U.S. Sen. Jim Inhofe on Wednesday introduced legislation to ensure states maintain the authority to regulate hydraulic fracturing.
The Oklahoma senator’s Fracturing Regulations are Effective in State Hands Act was cosponsored by fellow Republican Sens. Lisa Murkowski, David Vitter, Jeff Sessions, John Conryn, James Risch and John Hoeven. Rep. Louie Gohmert, R-Texas, will introduce companion legislation in the House.
Inhofe touted the bill in a news release Wednesday before taking the Senate floor.

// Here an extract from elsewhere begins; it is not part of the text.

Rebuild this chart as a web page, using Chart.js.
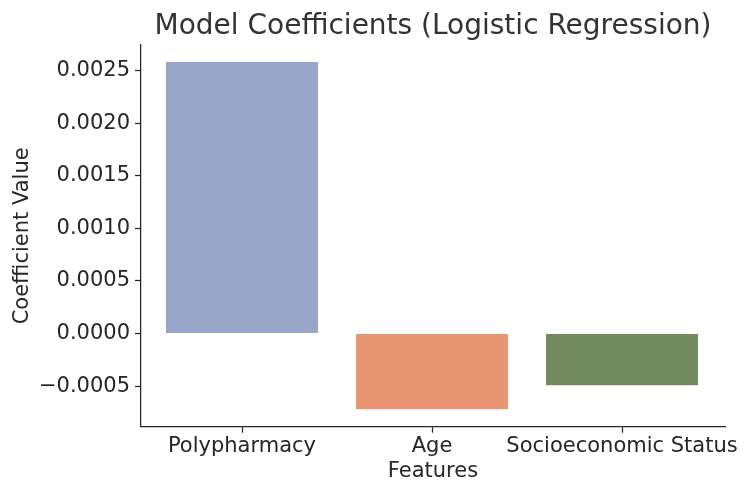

“I am pleased to introduce this bill which will ensure that states have the sole authority to regulate hydraulic fracturing, so that the Obama Administration will not be able to impose federal regulations to stop the development of our vast natural resources.”
Inhofe said the administration wants to eliminate hydraulic fracturing, a technique credited with revolutionizing domestic oil and natural gas development, despite the president’s “disingenuous touting of the virtues of natural gas.”
“We know this because he currently has 10 different federal agencies in the process of crafting rules or studying the impacts of hydraulic fracturing, including an EPA that is apparently determined to find fault with the practice so that they can end it.”
The proposal was introduce nearly a year after Sen. Bob Casey, D-Pennsylvania, offered a bill that would regulate hydraulic fracturing under the Clean Water Act.
Casey’s bill has not moved out of committee.
Inhofe on Wednesday defended hydraulic fracturing, which involves pumping large amounts of pressurized water, sand and chemicals into tight rock formations to release oil and gas.
“The first use of hydraulic fracturing took place in my home state of Oklahoma in 1949, and in over 60 years there has not been one confirmed case of ground water contamination from fracked formations.”
Inhofe said his bill will stall President Obama’s “war on affordable energy.”
“It will ensure that under state regulations, Americans can take advantage of the many benefits – including hundreds of thousands of jobs and lower energy prices – that come with the development of our vast natural resources.”